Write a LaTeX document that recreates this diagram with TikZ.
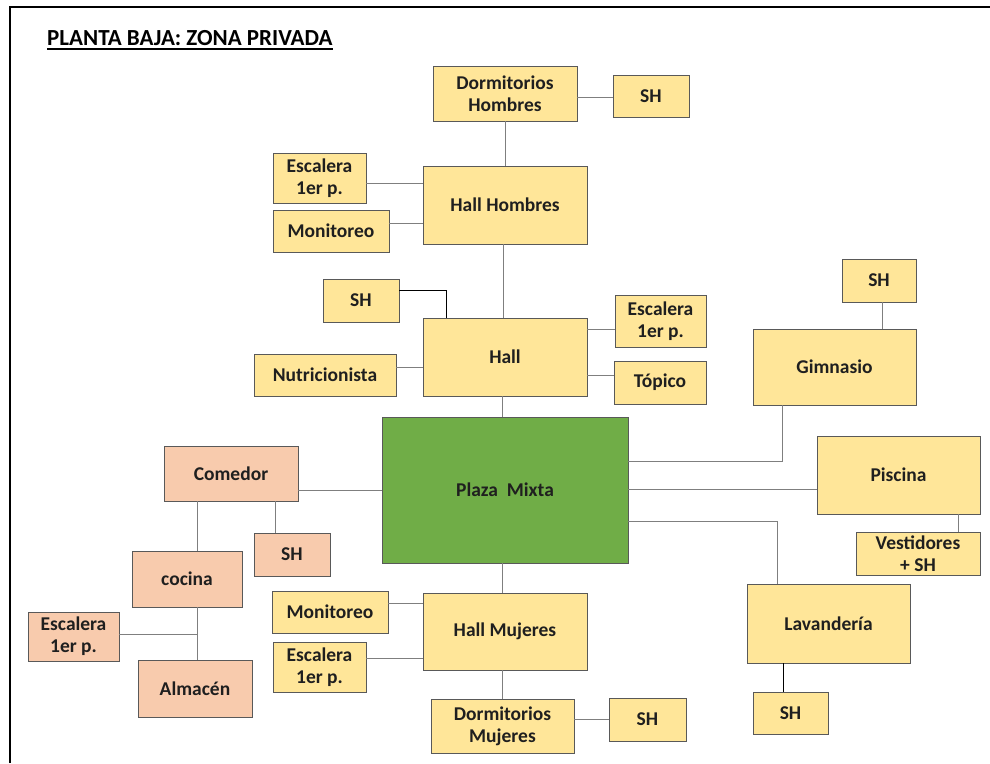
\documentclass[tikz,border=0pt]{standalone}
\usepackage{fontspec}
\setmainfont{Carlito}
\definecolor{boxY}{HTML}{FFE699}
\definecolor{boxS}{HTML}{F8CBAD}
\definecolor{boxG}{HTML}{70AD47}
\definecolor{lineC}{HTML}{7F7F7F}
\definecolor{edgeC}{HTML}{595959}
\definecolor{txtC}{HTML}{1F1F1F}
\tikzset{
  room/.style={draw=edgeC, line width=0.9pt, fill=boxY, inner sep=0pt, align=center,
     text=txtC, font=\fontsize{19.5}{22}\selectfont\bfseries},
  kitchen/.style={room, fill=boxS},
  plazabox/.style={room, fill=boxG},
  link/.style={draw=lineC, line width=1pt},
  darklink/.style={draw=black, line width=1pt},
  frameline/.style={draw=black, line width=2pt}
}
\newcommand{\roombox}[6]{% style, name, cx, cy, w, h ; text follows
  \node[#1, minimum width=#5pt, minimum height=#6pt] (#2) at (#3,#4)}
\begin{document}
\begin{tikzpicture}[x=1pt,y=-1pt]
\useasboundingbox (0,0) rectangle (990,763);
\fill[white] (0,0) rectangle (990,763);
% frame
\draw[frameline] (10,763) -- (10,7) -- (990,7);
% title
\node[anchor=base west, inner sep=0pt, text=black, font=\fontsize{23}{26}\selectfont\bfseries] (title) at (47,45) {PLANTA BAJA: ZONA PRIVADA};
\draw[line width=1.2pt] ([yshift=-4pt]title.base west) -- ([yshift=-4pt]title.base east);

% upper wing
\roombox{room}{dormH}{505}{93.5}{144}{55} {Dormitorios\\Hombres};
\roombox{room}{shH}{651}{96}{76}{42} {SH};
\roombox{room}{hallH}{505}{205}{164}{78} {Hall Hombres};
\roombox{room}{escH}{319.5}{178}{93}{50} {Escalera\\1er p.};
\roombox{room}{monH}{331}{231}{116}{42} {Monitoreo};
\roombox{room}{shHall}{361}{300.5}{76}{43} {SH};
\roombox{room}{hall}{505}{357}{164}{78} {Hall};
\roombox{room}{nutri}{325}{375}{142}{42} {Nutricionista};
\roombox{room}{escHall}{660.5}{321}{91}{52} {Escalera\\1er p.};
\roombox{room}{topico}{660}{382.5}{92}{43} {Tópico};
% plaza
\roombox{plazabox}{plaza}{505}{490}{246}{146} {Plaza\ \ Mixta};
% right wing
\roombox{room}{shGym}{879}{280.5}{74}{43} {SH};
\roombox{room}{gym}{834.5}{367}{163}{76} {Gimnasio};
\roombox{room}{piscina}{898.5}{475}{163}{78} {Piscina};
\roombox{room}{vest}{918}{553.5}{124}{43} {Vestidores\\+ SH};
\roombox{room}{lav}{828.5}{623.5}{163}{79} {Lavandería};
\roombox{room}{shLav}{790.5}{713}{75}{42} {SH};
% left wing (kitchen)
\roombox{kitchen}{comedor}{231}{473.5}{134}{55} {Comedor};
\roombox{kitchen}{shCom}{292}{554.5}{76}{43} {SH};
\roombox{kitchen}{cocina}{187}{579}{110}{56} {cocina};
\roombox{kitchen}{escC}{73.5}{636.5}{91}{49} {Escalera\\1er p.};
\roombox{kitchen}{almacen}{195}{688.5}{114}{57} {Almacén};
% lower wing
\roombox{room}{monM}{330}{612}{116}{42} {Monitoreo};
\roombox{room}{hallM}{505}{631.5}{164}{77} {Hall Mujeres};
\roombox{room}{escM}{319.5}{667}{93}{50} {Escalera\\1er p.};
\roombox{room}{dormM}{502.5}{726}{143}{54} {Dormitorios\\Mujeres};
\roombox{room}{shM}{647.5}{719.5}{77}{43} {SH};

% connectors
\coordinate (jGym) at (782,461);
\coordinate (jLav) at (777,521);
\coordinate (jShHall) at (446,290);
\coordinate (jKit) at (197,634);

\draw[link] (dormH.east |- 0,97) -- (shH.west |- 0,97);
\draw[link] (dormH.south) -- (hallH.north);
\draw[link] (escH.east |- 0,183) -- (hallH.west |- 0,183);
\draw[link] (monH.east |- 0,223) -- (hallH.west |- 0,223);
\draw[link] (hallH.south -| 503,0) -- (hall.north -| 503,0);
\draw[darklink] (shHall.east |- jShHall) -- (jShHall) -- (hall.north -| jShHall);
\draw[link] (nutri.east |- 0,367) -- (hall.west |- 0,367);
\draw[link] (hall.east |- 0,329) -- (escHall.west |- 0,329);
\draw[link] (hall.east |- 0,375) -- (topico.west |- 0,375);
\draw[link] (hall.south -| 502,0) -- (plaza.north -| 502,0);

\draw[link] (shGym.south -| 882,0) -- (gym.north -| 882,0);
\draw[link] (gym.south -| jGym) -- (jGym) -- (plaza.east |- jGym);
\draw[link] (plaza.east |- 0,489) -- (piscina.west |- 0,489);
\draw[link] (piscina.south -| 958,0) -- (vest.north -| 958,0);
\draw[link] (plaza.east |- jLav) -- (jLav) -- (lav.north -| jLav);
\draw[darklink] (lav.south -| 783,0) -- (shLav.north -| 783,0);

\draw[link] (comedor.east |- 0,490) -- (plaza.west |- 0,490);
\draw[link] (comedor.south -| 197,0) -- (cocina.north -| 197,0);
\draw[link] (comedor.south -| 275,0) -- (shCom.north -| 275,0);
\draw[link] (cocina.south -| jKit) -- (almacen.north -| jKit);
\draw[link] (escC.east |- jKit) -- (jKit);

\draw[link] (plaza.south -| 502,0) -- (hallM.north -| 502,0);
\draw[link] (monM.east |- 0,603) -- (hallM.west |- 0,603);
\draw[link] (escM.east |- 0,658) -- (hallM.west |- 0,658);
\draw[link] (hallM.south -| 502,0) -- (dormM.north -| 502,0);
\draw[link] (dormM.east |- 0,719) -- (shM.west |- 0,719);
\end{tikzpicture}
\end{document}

#### Stated exercise:
Could you repeat all of the material exactly? Pictures should not be copied.

#### Result for this exercise:
Write a LaTeX document that recreates this diagram with TikZ.
\documentclass[tikz,border=0pt]{standalone}
\usepackage{fontspec}
\setmainfont{Carlito}
\definecolor{boxY}{HTML}{FFE699}
\definecolor{boxS}{HTML}{F8CBAD}
\definecolor{boxG}{HTML}{70AD47}
\definecolor{lineC}{HTML}{7F7F7F}
\definecolor{edgeC}{HTML}{595959}
\definecolor{txtC}{HTML}{1F1F1F}
\tikzset{
  room/.style={draw=edgeC, line width=0.9pt, fill=boxY, inner sep=0pt, align=center,
     text=txtC, font=\fontsize{19.5}{22}\selectfont\bfseries},
  kitchen/.style={room, fill=boxS},
  plazabox/.style={room, fill=boxG},
  link/.style={draw=lineC, line width=1pt},
  darklink/.style={draw=black, line width=1pt},
  frameline/.style={draw=black, line width=2pt}
}
\newcommand{\roombox}[6]{% style, name, cx, cy, w, h ; text follows
  \node[#1, minimum width=#5pt, minimum height=#6pt] (#2) at (#3,#4)}
\begin{document}
\begin{tikzpicture}[x=1pt,y=-1pt]
\useasboundingbox (0,0) rectangle (990,763);
\fill[white] (0,0) rectangle (990,763);
% frame
\draw[frameline] (10,763) -- (10,7) -- (990,7);
% title
\node[anchor=base west, inner sep=0pt, text=black, font=\fontsize{23}{26}\selectfont\bfseries] (title) at (47,45) {PLANTA BAJA: ZONA PRIVADA};
\draw[line width=1.2pt] ([yshift=-4pt]title.base west) -- ([yshift=-4pt]title.base east);

% upper wing
\roombox{room}{dormH}{505}{93.5}{144}{55} {Dormitorios\\Hombres};
\roombox{room}{shH}{651}{96}{76}{42} {SH};
\roombox{room}{hallH}{505}{205}{164}{78} {Hall Hombres};
\roombox{room}{escH}{319.5}{178}{93}{50} {Escalera\\1er p.};
\roombox{room}{monH}{331}{231}{116}{42} {Monitoreo};
\roombox{room}{shHall}{361}{300.5}{76}{43} {SH};
\roombox{room}{hall}{505}{357}{164}{78} {Hall};
\roombox{room}{nutri}{325}{375}{142}{42} {Nutricionista};
\roombox{room}{escHall}{660.5}{321}{91}{52} {Escalera\\1er p.};
\roombox{room}{topico}{660}{382.5}{92}{43} {Tópico};
% plaza
\roombox{plazabox}{plaza}{505}{490}{246}{146} {Plaza\ \ Mixta};
% right wing
\roombox{room}{shGym}{879}{280.5}{74}{43} {SH};
\roombox{room}{gym}{834.5}{367}{163}{76} {Gimnasio};
\roombox{room}{piscina}{898.5}{475}{163}{78} {Piscina};
\roombox{room}{vest}{918}{553.5}{124}{43} {Vestidores\\+ SH};
\roombox{room}{lav}{828.5}{623.5}{163}{79} {Lavandería};
\roombox{room}{shLav}{790.5}{713}{75}{42} {SH};
% left wing (kitchen)
\roombox{kitchen}{comedor}{231}{473.5}{134}{55} {Comedor};
\roombox{kitchen}{shCom}{292}{554.5}{76}{43} {SH};
\roombox{kitchen}{cocina}{187}{579}{110}{56} {cocina};
\roombox{kitchen}{escC}{73.5}{636.5}{91}{49} {Escalera\\1er p.};
\roombox{kitchen}{almacen}{195}{688.5}{114}{57} {Almacén};
% lower wing
\roombox{room}{monM}{330}{612}{116}{42} {Monitoreo};
\roombox{room}{hallM}{505}{631.5}{164}{77} {Hall Mujeres};
\roombox{room}{escM}{319.5}{667}{93}{50} {Escalera\\1er p.};
\roombox{room}{dormM}{502.5}{726}{143}{54} {Dormitorios\\Mujeres};
\roombox{room}{shM}{647.5}{719.5}{77}{43} {SH};

% connectors
\coordinate (jGym) at (782,461);
\coordinate (jLav) at (777,521);
\coordinate (jShHall) at (446,290);
\coordinate (jKit) at (197,634);

\draw[link] (dormH.east |- 0,97) -- (shH.west |- 0,97);
\draw[link] (dormH.south) -- (hallH.north);
\draw[link] (escH.east |- 0,183) -- (hallH.west |- 0,183);
\draw[link] (monH.east |- 0,223) -- (hallH.west |- 0,223);
\draw[link] (hallH.south -| 503,0) -- (hall.north -| 503,0);
\draw[darklink] (shHall.east |- jShHall) -- (jShHall) -- (hall.north -| jShHall);
\draw[link] (nutri.east |- 0,367) -- (hall.west |- 0,367);
\draw[link] (hall.east |- 0,329) -- (escHall.west |- 0,329);
\draw[link] (hall.east |- 0,375) -- (topico.west |- 0,375);
\draw[link] (hall.south -| 502,0) -- (plaza.north -| 502,0);

\draw[link] (shGym.south -| 882,0) -- (gym.north -| 882,0);
\draw[link] (gym.south -| jGym) -- (jGym) -- (plaza.east |- jGym);
\draw[link] (plaza.east |- 0,489) -- (piscina.west |- 0,489);
\draw[link] (piscina.south -| 958,0) -- (vest.north -| 958,0);
\draw[link] (plaza.east |- jLav) -- (jLav) -- (lav.north -| jLav);
\draw[darklink] (lav.south -| 783,0) -- (shLav.north -| 783,0);

\draw[link] (comedor.east |- 0,490) -- (plaza.west |- 0,490);
\draw[link] (comedor.south -| 197,0) -- (cocina.north -| 197,0);
\draw[link] (comedor.south -| 275,0) -- (shCom.north -| 275,0);
\draw[link] (cocina.south -| jKit) -- (almacen.north -| jKit);
\draw[link] (escC.east |- jKit) -- (jKit);

\draw[link] (plaza.south -| 502,0) -- (hallM.north -| 502,0);
\draw[link] (monM.east |- 0,603) -- (hallM.west |- 0,603);
\draw[link] (escM.east |- 0,658) -- (hallM.west |- 0,658);
\draw[link] (hallM.south -| 502,0) -- (dormM.north -| 502,0);
\draw[link] (dormM.east |- 0,719) -- (shM.west |- 0,719);
\end{tikzpicture}
\end{document}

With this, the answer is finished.